KABUL: Afghan officials said on Tuesday that two Taliban attacks targeted Afghan security checkpoints in the country’s west and east, killing at least 23 members of the security forces.

In western Ghor province, Abdul Hai Khateby, the governor’s spokesman, says 18 policemen and pro-government militiamen were killed and seven were wounded in hours-long gunbattle with insurgents near Feroz Koh, the provincial capital. No group immediately took responsibility for the attack.

In eastern Logar province, Mohammad Naser Ghairat, a provincial councilman, said insurgents overran an army checkpoint in the district of Baraki Barak on Monday, killing five soldiers there.

Ghairat said four soldiers were also wounded while the Taliban captured four others.

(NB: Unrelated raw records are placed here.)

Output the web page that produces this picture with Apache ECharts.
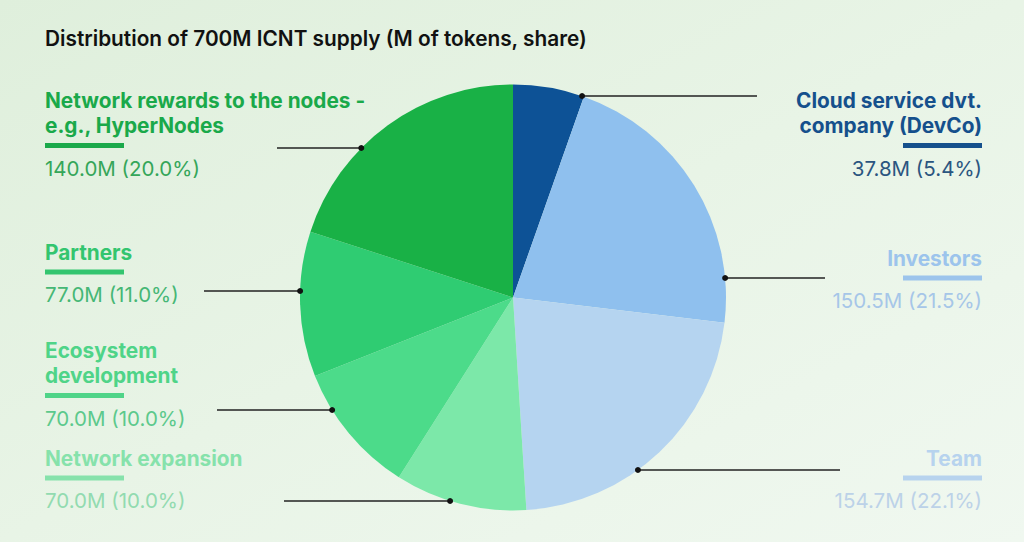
<!DOCTYPE html>
<html><head><meta charset="utf-8">
<script src="https://cdn.jsdelivr.net/npm/echarts@6/dist/echarts.min.js"></script>
<style>html,body{margin:0;padding:0;background:#e8f4e6;} #c{width:1024px;height:542px;}</style>
</head><body><div id="c"></div>
<script>
// ---- data ----
const categories = ['Cloud service dvt.\ncompany (DevCo)', 'Investors', 'Team', 'Network expansion', 'Ecosystem\ndevelopment', 'Partners', 'Network rewards to the nodes -\ne.g., HyperNodes'];
const valuesM = [37.8, 150.5, 154.7, 70.0, 70.0, 77.0, 140.0];
const titleText = 'Distribution of 700M ICNT supply (M of tokens, share)';

// ---- styles / layout ----
const sliceColors = ['#0d5296', '#8fc0ee', '#b5d4f0', '#7ce8a9', '#4cdb8a', '#2fcc72', '#19b146'];
const nameColors  = ['#15508c', '#9cc4ec', '#b7d3ee', '#86e2ab', '#4fd488', '#33c56f', '#1aa94a'];
const valueColors = ['#2b5580', '#a6c6e8', '#bcd2e8', '#92dbb0', '#5cc98c', '#45b775', '#35a659'];
const barColors   = ['#15508c', '#9cc4ec', '#b7d3ee', '#86e2ab', '#4fd488', '#33c56f', '#1aa94a'];
const side      = ['right', 'right', 'right', 'left', 'left', 'left', 'left'];
const labelX    = [982, 982, 982, 45, 45, 45, 45];
const labelTop  = [88, 245.5, 445.5, 445.5, 338, 239.5, 88];
const lineY     = [96, 278, 470, 501, 410, 291, 148];
const lineEndX  = [757, 825, 840, 284, 217, 204, 277];
const CX = 513, CY = 297.5, R = 213;
const FONT = 'Inter, "Noto Sans", sans-serif';

function dotX(i) {
  const dy = lineY[i] - CY;
  const dx = Math.sqrt(Math.max(0, R * R - dy * dy));
  return CX + (side[i] === 'right' ? dx : -dx);
}

const total = valuesM.reduce((a, b) => a + b, 0);
const pieData = categories.map((name, i) => ({
  name: name,
  value: valuesM[i],
  itemStyle: { color: sliceColors[i] },
  label: {
    rich: {
      n: { color: nameColors[i], fontSize: 20.8, fontWeight: 700, lineHeight: 25, fontFamily: FONT },
      b: { backgroundColor: barColors[i], width: 79, height: 5, lineHeight: 15 },
      v: { color: valueColors[i], fontSize: 20.5, fontWeight: 400, lineHeight: 30, fontFamily: FONT }
    }
  }
}));

const chart = echarts.init(document.getElementById('c'), null, { renderer: 'svg' });
chart.setOption({
  animation: false,
  backgroundColor: {
    type: 'linear', x: 0, y: 0, x2: 1, y2: 1,
    colorStops: [{ offset: 0, color: '#dfefdc' }, { offset: 0.5, color: '#e8f4e6' }, { offset: 1, color: '#f0f8f0' }]
  },
  title: {
    text: titleText, left: 45, top: 28, padding: 0,
    textStyle: { fontFamily: FONT, fontSize: 20.8, fontWeight: 600, color: '#111111' }
  },
  graphic: lineY.map((y, i) => ({
    type: 'circle', z: 100,
    shape: { cx: dotX(i), cy: y, r: 3 },
    style: { fill: '#111111' }
  })),
  series: [{
    type: 'pie',
    center: [CX, CY],
    radius: [0, R],
    startAngle: 90,
    clockwise: true,
    silent: true,
    emphasis: { disabled: true },
    itemStyle: { borderWidth: 0 },
    data: pieData,
    label: {
      show: true,
      position: 'outside',
      fontFamily: FONT,
      formatter: function (p) {
        const pct = (p.value / total * 100).toFixed(1);
        return '{n|' + p.name + '}\n{b|}\n{v|' + p.value.toFixed(1) + 'M (' + pct + '%)}';
      }
    },
    labelLine: { show: true, lineStyle: { color: '#222222', width: 1.5 } },
    labelLayout: function (params) {
      const i = params.dataIndex;
      const dx = dotX(i);
      return {
        x: labelX[i],
        y: labelTop[i],
        align: side[i],
        verticalAlign: 'top',
        labelLinePoints: [[dx, lineY[i]], [dx, lineY[i]], [lineEndX[i], lineY[i]]]
      };
    }
  }]
});
</script>
</body></html>
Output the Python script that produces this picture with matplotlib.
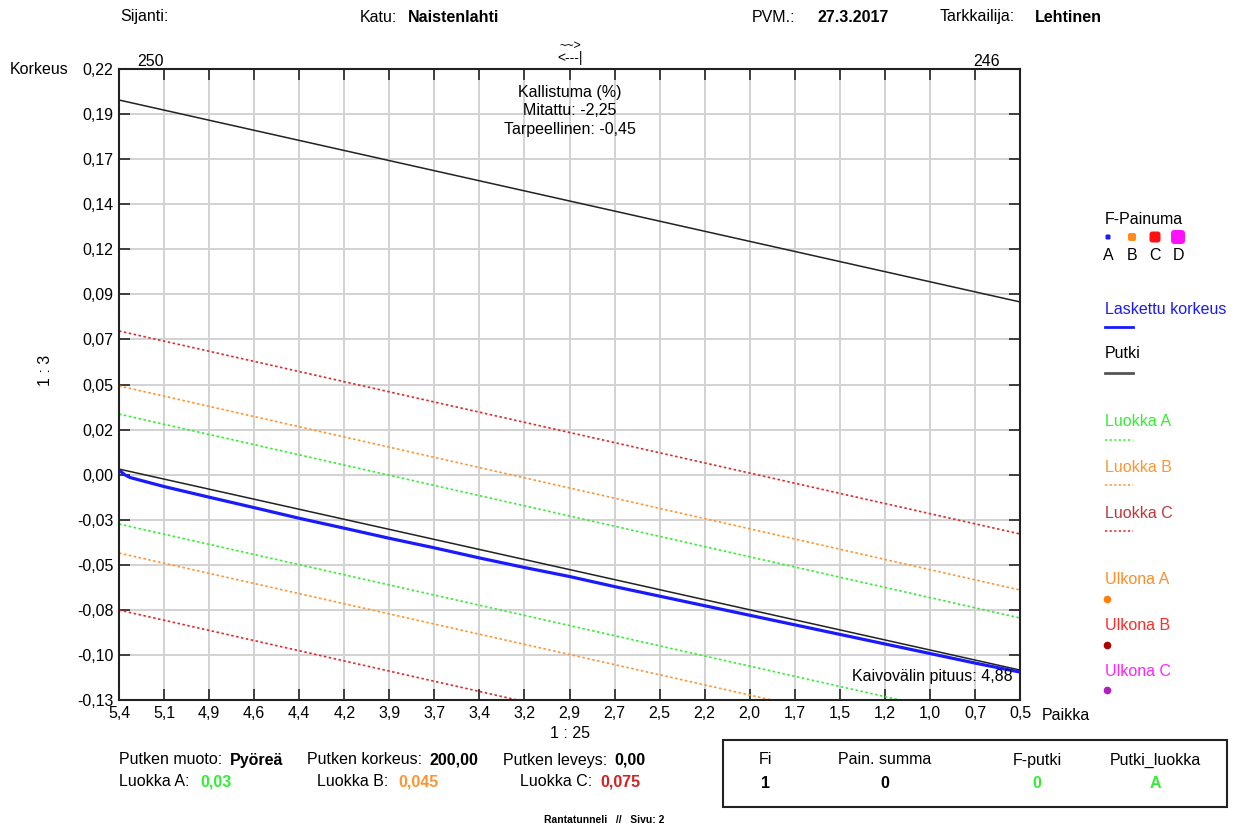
import matplotlib

matplotlib.use("Agg")
import matplotlib.pyplot as plt
from matplotlib.patches import FancyBboxPatch, Rectangle

plt.rcParams["font.family"] = ["Liberation Sans", "DejaVu Sans"]
plt.rcParams["font.size"] = 11.5

# --- data ------------------------------------------------------------------
paikka_ticks = [5.38, 5.136, 4.892, 4.648, 4.404, 4.16, 3.916, 3.672, 3.428, 3.184,
                2.94, 2.696, 2.452, 2.208, 1.964, 1.72, 1.476, 1.232, 0.988, 0.744, 0.5]
paikka_labels = ["5,4", "5,1", "4,9", "4,6", "4,4", "4,2", "3,9", "3,7", "3,4", "3,2",
                 "2,9", "2,7", "2,5", "2,2", "2,0", "1,7", "1,5", "1,2", "1,0", "0,7", "0,5"]
korkeus_ticks = [0.22, 0.195, 0.17, 0.145, 0.12, 0.095, 0.07, 0.045, 0.02, -0.005,
                 -0.03, -0.055, -0.08, -0.105, -0.13]
korkeus_labels = ["0,22", "0,19", "0,17", "0,14", "0,12", "0,09", "0,07", "0,05", "0,02",
                  "0,00", "-0,03", "-0,05", "-0,08", "-0,10", "-0,13"]

# measured (calculated) height along the pipe
laskettu_x = [5.38, 5.35, 5.32, 5.136, 4.892, 4.648, 4.404, 4.16, 3.916, 3.672, 3.428,
              3.184, 2.94, 2.696, 2.452, 2.208, 1.964, 1.72, 1.476, 1.232, 0.988, 0.744, 0.5]
laskettu_y = [-0.0024, -0.0050, -0.0066, -0.0116, -0.0175, -0.0233, -0.0292, -0.0347,
              -0.0403, -0.0456, -0.0512, -0.0565, -0.0615, -0.0671, -0.0724, -0.0777,
              -0.0830, -0.0883, -0.0936, -0.0989, -0.1042, -0.1095, -0.1145]

# straight lines: values at the two ends (x = 5.38 and x = 0.5)
ends_x = [5.38, 0.5]
putki_ala = [-0.0019, -0.1134]
putki_yla = [0.2028, 0.0908]
luokka_a_yla = [0.0286, -0.0845]
luokka_a_ala = [-0.0324, -0.1450]
luokka_b_yla = [0.0442, -0.0690]
luokka_b_ala = [-0.0485, -0.1610]
luokka_c_yla = [0.0747, -0.0379]
luokka_c_ala = [-0.0801, -0.1930]

BLUE = "#1a1aff"
GREEN = "#33ee33"
ORANGE = "#ff9430"
RED = "#dd2a2a"
GRID = "#d2d2d2"

W, H = 1237, 827
fig = plt.figure(figsize=(W / 100, H / 100), dpi=100)

# page overlay in pixel coordinates for all the form text
page = fig.add_axes([0, 0, 1, 1], zorder=0)
page.set_xlim(0, W)
page.set_ylim(H, 0)
page.axis("off")

L, R, T, B = 119, 1020, 69, 700
ax = fig.add_axes([L / W, 1 - B / H, (R - L) / W, (B - T) / H], zorder=1)
ax.patch.set_alpha(0)

dotted = (0, (1.5, 1.5))
ax.plot(ends_x, putki_yla, color="#222222", lw=1.1)
ax.plot(ends_x, putki_ala, color="#222222", lw=1.1)
for ys, col in ((luokka_a_yla, GREEN), (luokka_a_ala, GREEN),
                (luokka_b_yla, ORANGE), (luokka_b_ala, ORANGE),
                (luokka_c_yla, RED), (luokka_c_ala, RED)):
    ax.plot(ends_x, ys, color=col, lw=1.2, linestyle=dotted)
ax.plot(laskettu_x, laskettu_y, color=BLUE, lw=2.3, solid_capstyle="butt")

ax.set_xlim(paikka_ticks[0], paikka_ticks[-1])
ax.set_ylim(korkeus_ticks[-1], korkeus_ticks[0])
ax.set_xticks(paikka_ticks, paikka_labels)
ax.set_yticks(korkeus_ticks, korkeus_labels)
ax.grid(True, color=GRID, lw=1.4)
ax.set_axisbelow(True)
ax.tick_params(direction="in", length=8, width=1.3, color="#333333",
               top=True, right=True, labelsize=11.5, pad=4)
for sp in ax.spines.values():
    sp.set_linewidth(1.5)
    sp.set_color("#222222")

ax.text(0.5, 0.975, "Kallistuma (%)\nMitattu: -2,25\nTarpeellinen: -0,45",
        transform=ax.transAxes, ha="center", va="top", linespacing=1.3)
ax.text(0.992, 0.037, "Kaivovälin pituus: 4,88", transform=ax.transAxes,
        ha="right", va="center")

# --- page texts -------------------------------------------------------------
def t(x, y, s, **kw):
    kw.setdefault("va", "center")
    page.text(x, y, s, **kw)

t(120, 17, "Sijanti:")
t(360, 17, "Katu:")
t(408, 17, "Naistenlahti", weight="bold")
t(752, 17, "PVM.:")
t(818, 17, "27.3.2017", weight="bold")
t(940, 17, "Tarkkailija:")
t(1035, 17, "Lehtinen", weight="bold")

t(10, 69, "Korkeus")
t(151, 61, "250", ha="center")
t(987, 61, "246", ha="center")
t(570, 46, "~~>", ha="center", fontsize=9)
t(570, 58, "<---|", ha="center", fontsize=10)
t(45, 370, "1 : 3", ha="center", rotation=90)
t(570, 733, "1 : 25", ha="center")
t(1042, 716, "Paikka")

t(119, 760, "Putken muoto:")
t(230, 760, "Pyöreä", weight="bold")
t(307, 760, "Putken korkeus:")
t(430, 760, "200,00", weight="bold")
t(503, 760, "Putken leveys:")
t(614, 760, "0,00", weight="bold")
t(119, 782, "Luokka A:")
t(200, 782, "0,03", weight="bold", color=GREEN)
t(317, 782, "Luokka B:")
t(398, 782, "0,045", weight="bold", color=ORANGE)
t(520, 782, "Luokka C:")
t(600, 782, "0,075", weight="bold", color="#d42020")

page.add_patch(Rectangle((723, 740), 504, 67, fill=False, lw=1.5, ec="#222222"))
for x, head, val, col in ((765, "Fi", "1", "black"), (885, "Pain. summa", "0", "black"),
                          (1037, "F-putki", "0", GREEN), (1155, "Putki_luokka", "A", GREEN)):
    t(x, 760, head, ha="center")
    t(x, 783, val, ha="center", weight="bold", color=col)

t(604, 820, "Rantatunneli   //   Sivu: 2", ha="center", fontsize=7.5, weight="bold")

# --- right-hand legend ------------------------------------------------------
t(1105, 219, "F-Painuma")
for x, size, col, letter in ((1108, 5, BLUE, "A"), (1132, 8, "#ff8c1a", "B"),
                             (1155, 11, "#ff1010", "C"), (1178, 14, "#ff10ff", "D")):
    page.add_patch(FancyBboxPatch((x - size / 2, 237 - size / 2), size, size,
                                  boxstyle=f"round,pad=0,rounding_size={size * 0.25}",
                                  color=col, lw=0))
    t(x, 255, letter, ha="center")

t(1105, 310, "Laskettu korkeus", color=BLUE)
page.plot([1105, 1133], [327, 327], color=BLUE, lw=2)
t(1105, 354, "Putki")
page.plot([1105, 1133], [373, 373], color="#555555", lw=2)
for y, label, col, lcol in ((422, "Luokka A", GREEN, GREEN), (467, "Luokka B", ORANGE, ORANGE),
                            (513, "Luokka C", "#c0363a", RED)):
    t(1105, y, label, color=col)
    page.plot([1105, 1133], [y + 18, y + 18], color=lcol, lw=1.1, linestyle=dotted)
for y, label, col, dot in ((580, "Ulkona A", "#ff8c28", "#ff7f0e"),
                           (626, "Ulkona B", "#ff2a2a", "#b00000"),
                           (671, "Ulkona C", "#ff22ff", "#b020c0")):
    t(1105, y, label, color=col)
    page.plot([1107], [y + 19], "o", color=dot, ms=4.5)

fig.savefig("out.png", dpi=100)
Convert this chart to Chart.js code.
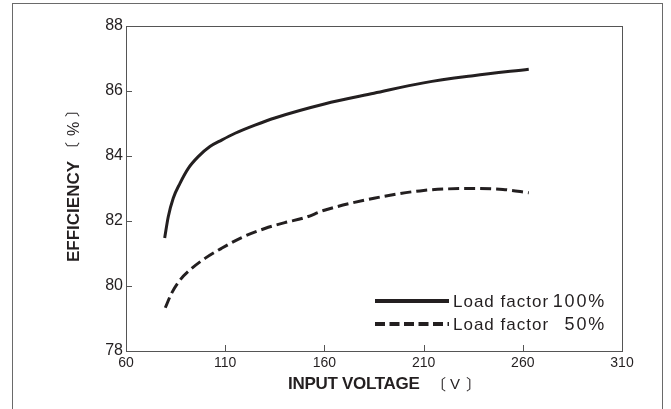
<!DOCTYPE html>
<html>
<head>
<meta charset="utf-8">
<script src="https://cdn.jsdelivr.net/npm/chart.js@4.4.1/dist/chart.umd.min.js"></script>
<style>
  html, body { margin: 0; padding: 0; background: #fff; }
  #wrap { position: relative; width: 671px; height: 409px; overflow: hidden; }
  #frame { position: absolute; left: 12px; top: 3px; width: 651px; height: 420px;
           border: 1px solid #6a6a6a; box-sizing: border-box; }
  canvas { position: absolute; left: 0; top: 0; }
</style>
</head>
<body>
<div id="wrap">
  <div id="frame"></div>
  <canvas id="effChart" width="671" height="409"></canvas>
</div>
<script>
// values
const volts100 = [79.5, 81.3, 83.8, 87.2, 91.4, 96.4, 102.3, 108.2, 115, 125, 135, 160, 185, 210, 235, 263];
const eff100 = [81.48, 82.13, 82.7, 83.16, 83.62, 83.98, 84.29, 84.49, 84.7, 84.95, 85.17, 85.6, 85.93, 86.25, 86.47, 86.67];
const volts50 = [79.8, 83, 87.2, 93.1, 99.8, 108.2, 118.3, 130, 140, 150, 160, 185, 210, 235, 250, 263];
const eff50 = [79.33, 79.78, 80.18, 80.54, 80.85, 81.16, 81.49, 81.77, 81.95, 82.1, 82.33, 82.7, 82.94, 83.0, 82.97, 82.87];

const seriesNames = ['Load factor', 'Load factor'];
const seriesPct = ['100%', '50%'];
const xTicks = [60, 110, 160, 210, 260, 310];
const yTicks = [78, 80, 82, 84, 86, 88];

const ink = '#231f20';
const axisGray = '#555';
const cjk = '"Noto Sans CJK JP", sans-serif';

function toPoints(xs, ys) {
  return xs.map((x, i) => ({ x, y: ys[i] }));
}

// font size at which a glyph's ink is `len` px tall
function sizeForInk(ctx, s, len) {
  ctx.font = '100px ' + cjk;
  const m = ctx.measureText(s);
  return 100 * len / (m.actualBoundingBoxAscent + m.actualBoundingBoxDescent);
}

// draws s so its ink starts at `left` (or ends at `right`) and is centred on cy
function inkText(ctx, s, left, right, cy) {
  const m = ctx.measureText(s);
  const x = left != null ? left + m.actualBoundingBoxLeft : right - m.actualBoundingBoxRight;
  const y = cy + (m.actualBoundingBoxAscent - m.actualBoundingBoxDescent) / 2;
  ctx.fillText(s, x, y);
}

// plot box, inward tick marks, axis titles and the in-plot legend
const decorations = {
  id: 'decorations',
  afterDraw(chart) {
    const ctx = chart.ctx;
    const area = chart.chartArea;
    const xs = chart.scales.x;
    const ys = chart.scales.y;
    ctx.save();

    ctx.strokeStyle = axisGray;
    ctx.lineWidth = 1;
    ctx.strokeRect(area.left + 0.5, area.top + 0.5, area.right - area.left, area.bottom - area.top);

    ctx.beginPath();
    xTicks.slice(1, -1).forEach((v) => {
      const px = Math.round(xs.getPixelForValue(v)) + 0.5;
      ctx.moveTo(px, area.bottom);
      ctx.lineTo(px, area.bottom - 6);
    });
    yTicks.slice(1, -1).forEach((v) => {
      const py = Math.round(ys.getPixelForValue(v)) + 0.5;
      ctx.moveTo(area.left, py);
      ctx.lineTo(area.left + 6, py);
    });
    ctx.stroke();

    // axis titles
    const bracketSize = sizeForInk(ctx, '〔', 14.5);
    ctx.fillStyle = ink;
    ctx.textBaseline = 'alphabetic';
    ctx.textAlign = 'left';
    ctx.font = 'bold 17px "Liberation Sans", Arial, sans-serif';
    ctx.letterSpacing = '-0.3px';
    ctx.fillText('INPUT VOLTAGE', 288, 389);
    ctx.letterSpacing = '0px';
    ctx.font = bracketSize + 'px ' + cjk;
    inkText(ctx, '〔', 441, null, 384);
    inkText(ctx, '〕', null, 471, 384);
    ctx.font = '15px "Liberation Sans", Arial, sans-serif';
    ctx.fillText('V', 450, 389);

    ctx.save();
    ctx.translate(79, 262);
    ctx.rotate(-Math.PI / 2);
    ctx.font = 'bold 17px "Liberation Sans", Arial, sans-serif';
    ctx.fillText('EFFICIENCY', 0, 0);
    ctx.font = bracketSize + 'px ' + cjk;
    inkText(ctx, '〔', 115, null, -7);
    inkText(ctx, '〕', null, 150, -7);
    ctx.font = '16px "Liberation Sans", Arial, sans-serif';
    ctx.fillText('%', 126, 0);
    ctx.restore();

    // legend
    const rows = [301, 324];
    chart.data.datasets.forEach((ds, i) => {
      const y = rows[i];
      ctx.beginPath();
      ctx.strokeStyle = ds.borderColor;
      ctx.lineWidth = 4;
      ctx.setLineDash(ds.borderDash ? [10, 4.5] : []);
      ctx.moveTo(375, y);
      ctx.lineTo(449, y);
      ctx.stroke();
      ctx.setLineDash([]);
      ctx.fillStyle = ink;
      ctx.font = '17px "Liberation Sans", Arial, sans-serif';
      ctx.textAlign = 'left';
      ctx.letterSpacing = '1px';
      ctx.fillText(seriesNames[i], 453, y + 6);
      ctx.font = '18px "Liberation Sans", Arial, sans-serif';
      ctx.textAlign = 'right';
      ctx.letterSpacing = '1.8px';
      ctx.fillText(seriesPct[i], 606, y + 6);
    });

    ctx.restore();
  }
};

new Chart(document.getElementById('effChart'), {
  type: 'line',
  data: {
    datasets: [
      {
        label: seriesNames[0] + seriesPct[0],
        data: toPoints(volts100, eff100),
        borderColor: ink,
        borderWidth: 3,
        pointRadius: 0,
        fill: false,
        cubicInterpolationMode: 'monotone'
      },
      {
        label: seriesNames[1] + '  ' + seriesPct[1],
        data: toPoints(volts50, eff50),
        borderColor: ink,
        borderWidth: 3,
        borderDash: [11, 5],
        pointRadius: 0,
        fill: false,
        cubicInterpolationMode: 'monotone'
      }
    ]
  },
  options: {
    responsive: false,
    animation: false,
    devicePixelRatio: 1,
    layout: { padding: { left: 12, top: 26, right: 49, bottom: 20 } },
    plugins: {
      legend: { display: false },
      tooltip: { enabled: false }
    },
    scales: {
      x: {
        type: 'linear',
        min: 60,
        max: 310,
        afterFit: (scale) => { scale.height = 38; },
        afterBuildTicks: (scale) => { scale.ticks = xTicks.map((v) => ({ value: v })); },
        grid: { display: false, drawTicks: false },
        border: { display: false },
        ticks: {
          padding: 4,
          color: ink,
          font: { family: '"Liberation Sans", Arial, sans-serif', size: 14 }
        }
      },
      y: {
        type: 'linear',
        min: 78,
        max: 88,
        afterFit: (scale) => { scale.width = 114; },
        afterBuildTicks: (scale) => { scale.ticks = yTicks.map((v) => ({ value: v })); },
        grid: { display: false, drawTicks: false },
        border: { display: false },
        ticks: {
          padding: 3,
          color: ink,
          font: { family: '"Liberation Sans", Arial, sans-serif', size: 16 }
        }
      }
    }
  },
  plugins: [decorations]
});
</script>
</body>
</html>
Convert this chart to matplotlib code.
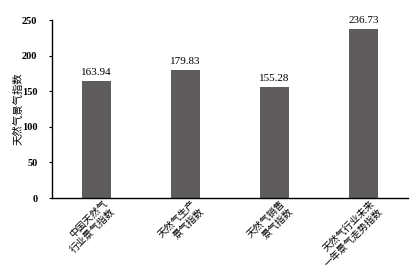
import matplotlib
matplotlib.use("Agg")
import matplotlib.pyplot as plt
import matplotlib.transforms as mtransforms

categories = ["中国天然气\n行业景气指数", "天然气生产\n景气指数", "天然气销售\n景气指数", "天然气行业未来\n一年景气走势指数"]
values = [163.94, 179.83, 155.28, 236.73]
yticks = [0, 50, 100, 150, 200, 250]

plt.rcParams['font.family'] = ['Liberation Serif', 'Noto Sans CJK SC']

fig = plt.figure(figsize=(4.14, 2.79), dpi=100)
ax = fig.add_axes([52/414, 1 - 198/279, 356/414, 178/279])

x = range(len(values))
ax.bar(x, values, width=0.315, color='#5e5c5d')
for i, v in enumerate(values):
	ax.text(i, v + 6, '{:.2f}'.format(v), ha='center', va='bottom', fontsize=8)

ax.set_xlim(-0.5, 3.5)
ax.set_ylim(0, 250)
ax.set_yticks(yticks)
ax.set_yticklabels([str(t) for t in yticks], fontsize=7.5, fontweight='bold')
ax.tick_params(axis='y', length=2.5, width=0.8, pad=8)
ax.tick_params(axis='x', length=0)
ax.set_xticks(list(x))
offset = mtransforms.ScaledTranslation(13/100, -3/100, fig.dpi_scale_trans)
ax.set_xticklabels(categories, rotation=45, ha='right', va='center',
	rotation_mode='anchor', fontsize=7, family=['Noto Sans CJK SC'], linespacing=1.15)
for lab in ax.get_xticklabels():
	lab.set_transform(lab.get_transform() + offset)
ax.set_ylabel('天然气景气指数', family=['Noto Sans CJK SC'], fontsize=7.5, labelpad=-1)

for s in ['top', 'right']:
	ax.spines[s].set_visible(False)
for s in ['left', 'bottom']:
	ax.spines[s].set_linewidth(1.0)

fig.savefig('out.png', dpi=100)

He says the insurgents stole a Humvee and ammunition from the checkpoint. The Taliban claimed responsibility for the Logar attack.

Attacks against Afghan schools soar

The number of attacks on schools in Afghanistan nearly tripled last year, Unicef said on Tuesday, cutting children’s access to education amid worsening security in the war-torn nation.

Attacks on Afghan schools increased from 68 in 2017 to 192 in 2018, the first increase in such incidents since 2015.

Afghanistan’s ongoing war, now in its 18th year, resulted in more than 1,000 schools being closed by the end 2018, Unicef said, depriving some 500,000 children of their right to learning.

“Education is under fire in Afghanistan,” Unicef Executive Director Henrietta Fore said in a statement.

“The senseless attacks on schools; the killing, injury and abduction of teachers; and the threats against education are destroying the hopes and dreams of an entire generation of children.” Using schools as voter registration centres for parliamentary elections last year was one factor in the increase in attacks, Unicef said.

About 3.7 million school children between the ages of seven and 17 — accounting for almost half of all school-aged children in Afghanistan — do not attending school, according to the UN agency.

It blamed insecurity, poverty and discrimination against girls — who make up about 60 per cent of children not in education.

The Taliban opposed education for girls when they ruled Afghanistan from 1996 to 2001.

After the Islamist extremists were toppled in a US-led invasion, millions of girls began to receive an education.

But schools, students and teachers have been coming under increasing fire.

Last month, gunmen blew up a girls’ school in western Farah province. The incident followed the killing of a school teacher in northern Faryab province earlier this month.